1. Judicial independence: Courts need independence from the Executive, better funding, and accountability mechanisms that punish misconduct without politics . Cases must conclude within months, not years.
2. Parliament as a check: Parliament should assert oversight over spending, vet nominees rigorously, and enforce laborious recalls for absentee or corrupt MPs. Budget-making must be transparent and participatory .
3. Electoral reform: IEBC must be rebuilt with bipartisan oversight, transparent result transmission, and verifiable paper trails. Civic education is needed to rebuild faith in the vote.
4. Police reform: Vetting must resume with urgency. IPOA needs adequate budget and authority to prosecute. Courts must penalize excessive force without fear. Civilian board oversight must be instituted .
5. Anti-corruption enforcement: EACC and ODPP must be empowered to prosecute high-level cases. Ministerial and presidential discretion in funding must be limited .
6. Civic inclusion: Media literacy, public budget hearings, education on rights, and youth engagement create an informed citizenry.
Voices of Hope
Despite institutional collapse, hope remains.
Former Chief Justice David Maraga and Senator Okiya Omtatah are leading calls for accountability and structural fixes. Civic groups, journalists, and youth activists are crowd-tracking violence and budget leaks. On social media, movements like #WeAreAllKikuyus are reclaiming national identity, not tribal loyalty.
International bodies like UN Human Rights and APOC watch Kenya closely. Embassies stress conditionality for aid predicated on reform. The business sector is lobbying for governance improvements. And citizens? They are tired—but still hopeful for change.
Kenya’s institutions reflect its society—capable of greatness, but fragile in the face of neglect. Mistrust doesn’t just reflect failure—it fuels it. But reform is possible. When courts are trusted, litigants seek peace in legal halls—not the streets. When elections are trusted, politics becomes about ideas, not tribes. When police protect, communities feel safe. When Parliament governs, citizens believe tomorrow can be better.

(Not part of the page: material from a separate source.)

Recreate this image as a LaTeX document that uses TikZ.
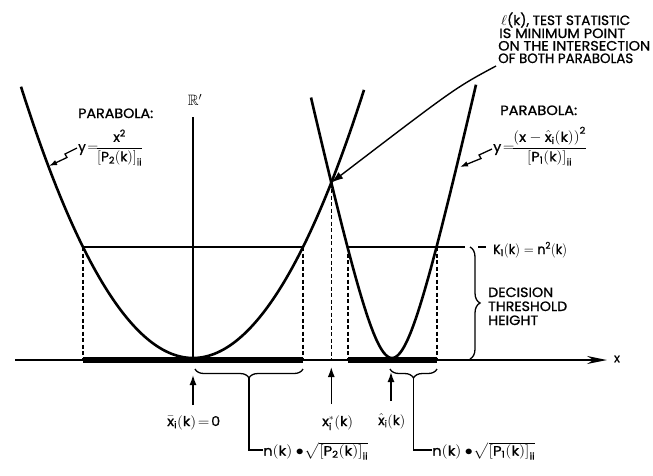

Restoring trust requires courage—not just from leaders, but citizens who demand better. But once begun, trusted institutions become engines of hope. A renewed judiciary, a transparent Parliament, a respected IEBC, and accountable police can collectively lift Kenya to the democracy its Constitution envisioned.
Kenya’s credibility crisis is deep—but not terminal. Reconstruction of public trust is essential—and urgent. Citizens, civic actors, and principled leaders must act together to heal the fractures. The next decade will determine whether Kenya rebuilds its democracy—or succumbs to public apathy.
Trust is not given. It is earned—day by day, verdict by verdict, vote by vote. And Kenya is at a moment where it must choose: rebuild the institutions that bind it—or let those institutions bind its future.